Bu büyük rüyanın gerçekleşmesinde hiç bir şeyden kaçınmayacak olan İsrail hükümeti için, Kuzey Irak’taki krıpto Yahudiler (gizli) en mükemmel müttefiktir. 1948 de kurulduğundan beri Barzani ailesi nezninde kuzey Irak Kürtlerinin özgürlüğünü destekleyen İsrail, hedefine yavaş ama, emin adımlarla yanaşmaktadır. 1969 yılında İsrail’i ziyaret eden baba Molla Barzani; zamanın İsrail genel kurmay başkanına sadece bir Yahudi kılıncı getirmekle kalmamıştır.
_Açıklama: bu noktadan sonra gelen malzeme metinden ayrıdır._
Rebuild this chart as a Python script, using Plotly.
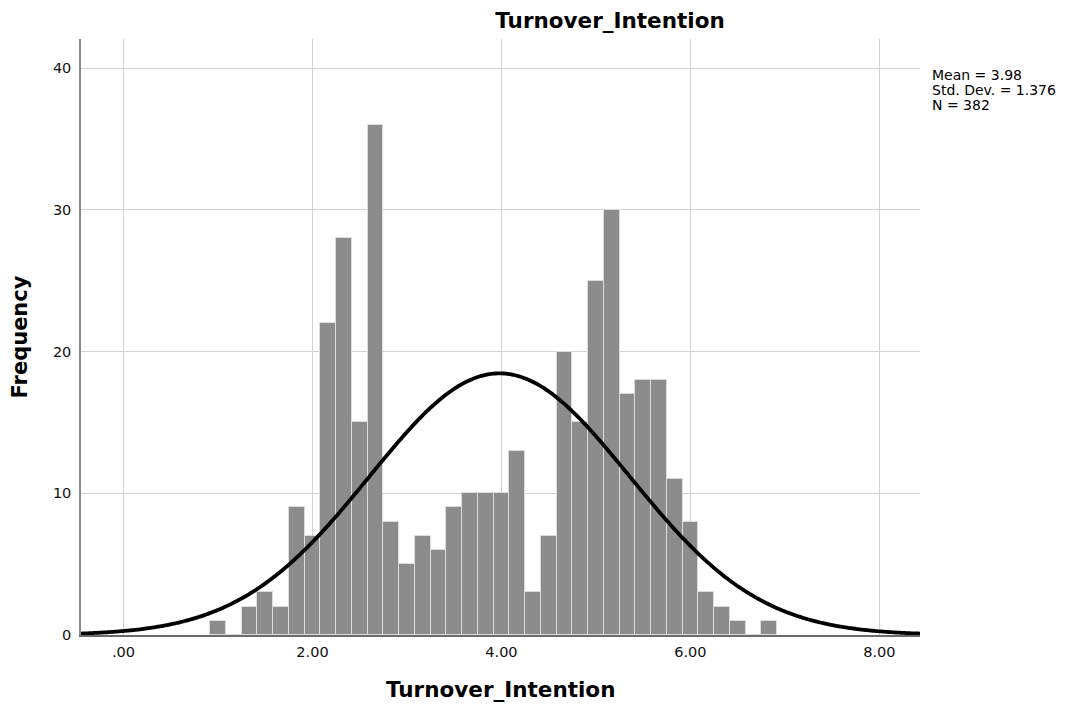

Irak petrol kaynaklarının da planlarını teslim etmiştir. Bunu üzerine Irak petrollerinin bombalanarak işletilemez hale gelmesinde en büyük rolü oynamıştır.

Bu plan ve projenin bir parçası olan Mesud Barzani, Türkiye’nin en büyük partisinin büyük kongresine onur misafiri olarak davet edilirken; ve onunla gurur duyduklarını dile getirenlere sormak lazım! Osmanlıya karşı sürekli ayaklanan Kürtlerin başını çeken; Osmanlıya karşı isyan eden Ermenilere destek veren Barzani ailesinin ve Kuzey Irak Kürtlerinin bu günkü lideri Mesud Barzani’den ne umuyor ve ne bekliyorsunuz?